Cultures 2: The Gates of Asgard Review


Are you one of those strategy game players that really enjoys building bases?  Love watching your economy grow and hate it when all that nasty combat gets in the way?  Then read on, Cultures 2 might just be the game for you.

Cultures 2 is a real-time strategy game that puts you in charge of a group of nomadic Vikings as they travel from their home in Greenland, through Europe by way of Normandy, and all the way to the Middle East and the outskirts of Baghdad.  The Viking's leader, Bjarni, son of Leif Ericson, has had a prophetic vision.  The fabled Midgard Serpent will soon be unleashed on the world and it is up to Bjarni and group of strange allies he has never met to save the world.

Bjarni's quest is played out through a series of eleven missions as he and his band of Vikings make their way to Baghdad.  Eleven missions might not sound like a lot, and it is smaller than the typical number found in most strategy game campaigns, but it will actually take you quite a bit of time to make your way through them.  While the missions often feature numerous subquests, this is not the reason for the extended gameplay.  The reason lies in Cultures 2's economic model, which is one of the most complex that you'll come across in a computer game.  Before I get into the details of the economic model, though, I'll have to start with the basics.

Your tribe of Vikings consists of both men and women.  Both men and women have three basic needs: food, rest, and entertainment.  For the most part they will take care of these needs themselves, but you can help them to fulfill these needs more efficiently by providing housing, food providers, and the like.

Men begin as citizens (in other words, unemployed loafers), and you'll need to assign each to a profession.  At first only a few professions are available; your basic builders, gatherers, fisherman, farmers, etc.  Once you have some gatherers bringing in lumber, stones, and clay, you can lay out the foundations for basic buildings such as houses and production buildings.  And then ... you wait.  Not only will it take some time before your resources begin to accumulate, it takes quite a while to complete structures.  The work habits of builders in Cultures 2 would make teamsters proud.  Build a little, take a nap, build a little, go talk to a passing lady, work a little, ... you get the idea.

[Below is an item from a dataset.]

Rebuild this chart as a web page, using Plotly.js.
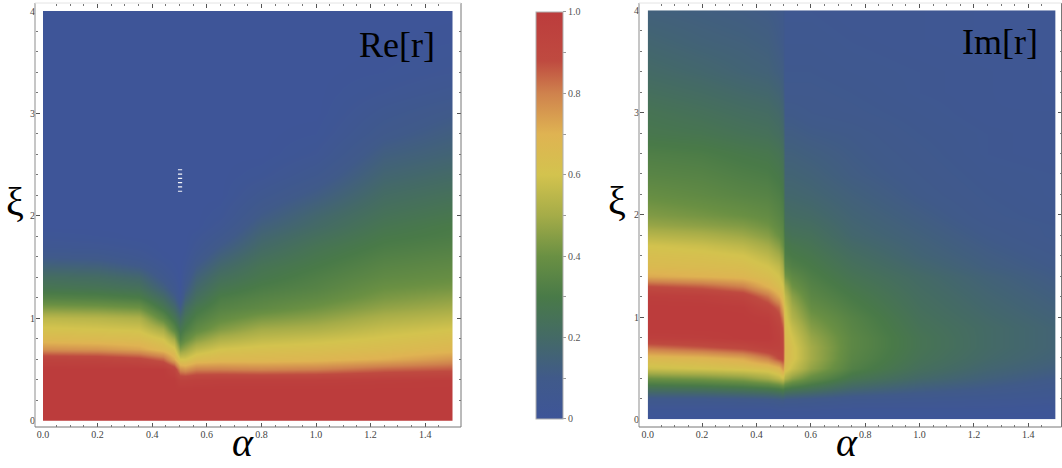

Now that you've got the basic structures in place, you'll need to wait a bit more as your workers gain experience.  Only after they've worked at a job for a while will they have gained enough experience to move on to other professions.  You'll become quite familiar with this process right off the bat in the first mission.  The goal of the mission is to raise ten units of mead to pay a shipwright for a ship.  Simple right?  Well first you need to build a farm and assign a man to work the farm.  After he has gained enough experience at farming, he can become a miller, so you'll need to build a mill and assign the farmer to work it.  Of course you'll still need wheat, so you'll need to assign a new worker to the farm.  After your miller accumulates some experience, you'll be able to build a well, bakery, and beehive, so you'll then need to lay the foundations for these structures and wait for the builders to complete them.  Then you can assign the miller to become a baker, the farmer to be a miller, and a new guy to be a farmer.  Next wait some more until your baker has enough experience to become a brewer, build the brewery, and assign him to the brewery.  Finally, you'll be producing mead and will be able to pay off the shipwright.  And this is just your first mission and a single branch of the tech tree!  The next mission will require you to build up an entire village, working your way down several tech tree branches.  You'll need to advance your gatherers down the path to become craftsmen who produce advanced materials, and you'll need to do so for every type of resource.  You'll also need to train producers to use the advanced materials to produce goods and buildings.  There's an awful lot of work to get a village up and running ... and an awful lot of waiting too.

Women in Cultures 2 have their own role to fill: getting married, making babies, and cooking dinners.  I'm not joking, but before you become too incensed at this apparently misogynistic division of labor remember that these are 11th Century Vikings after all.  Like their male counterparts, the women need to be guided carefully.  You must make sure that your women are married, and that the couple is assigned to a dwelling.  If they don't have a home, then they won't have any children and you won't be able to generate any future Vikings.  Once a woman is married and has a home, you have to instruct her to have a baby and select the sex of the newborn.  Women can only have one child at a time and will never have children on their own, so once a child is grown you'll need to track down the mother and instruct her to have another child.  If you neglect to manage your female population, you'll soon run into a shortage of available workers and things will really slow down.  Also, by providing homes with food and furniture, women make the lives of the men a bit easier allowing the men to get more work done.  Believe me, they need all the boosts to productivity that they can get.